Goldwater owns 50% of Archie Comics’ equity, half through his family office and half via a trust, according to the Raven credit agreement. The other half of Archie Comics’ equity is owned by his co-CEO Silberkleit — the same woman he won a restraining order against more than a decade ago, who sued him again in 2020. While Raven would likely not seize control of Archie’s publishing house entirely, the lender could hold massive sway over the future of the company.
Should Raven succeed, it could come closer to controlling the fate of the Archie empire’s most valuable characters. Having obtained the exclusive license to develop certain Archie characters commercially through the 2024 foreclosure, seizing control over Goldwater's stake in Archie Comics now would give Raven a direct voice in deciding the future of these characters.
What this means for the future of the Archie movie — tentatively titled “Married Life,” after the comic book series where Archie marries Betty and Veronica in two parallel storylines, per court records — is unclear. Raven and Universal have never spoken, according to a person familiar with the matter, and the current status of the film is unknown.
Litigation of this magnitude, however, could put Archie’s star turn on the big screen on ice.
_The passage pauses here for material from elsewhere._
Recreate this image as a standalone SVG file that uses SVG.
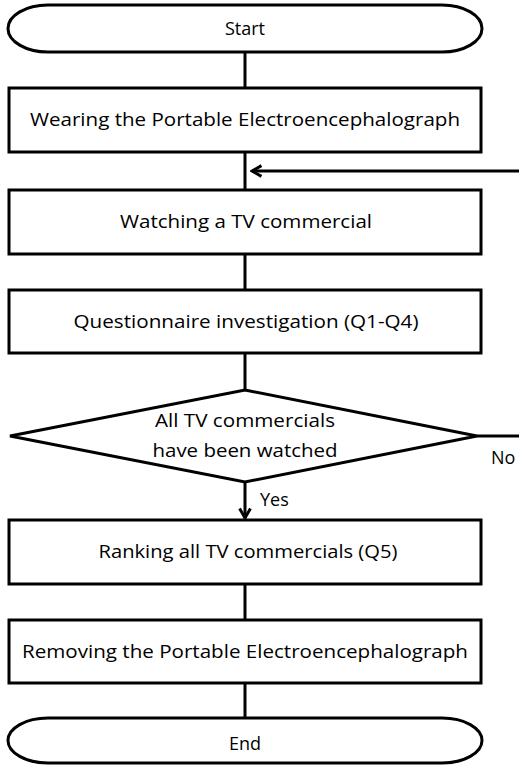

Studios usually pause spending money on projects when litigation breaks out, a Hollywood producer and a media lender not involved in the Archie deal told 9fin — throwing doubt over the future of films that are already a challenge to get across the finish line.
”When you work in a business where most of the product fails financially, crazy stuff is going to exist," the lender said in an interview. “Films are expensive to make, they're glamorous and it's not a sustainable business."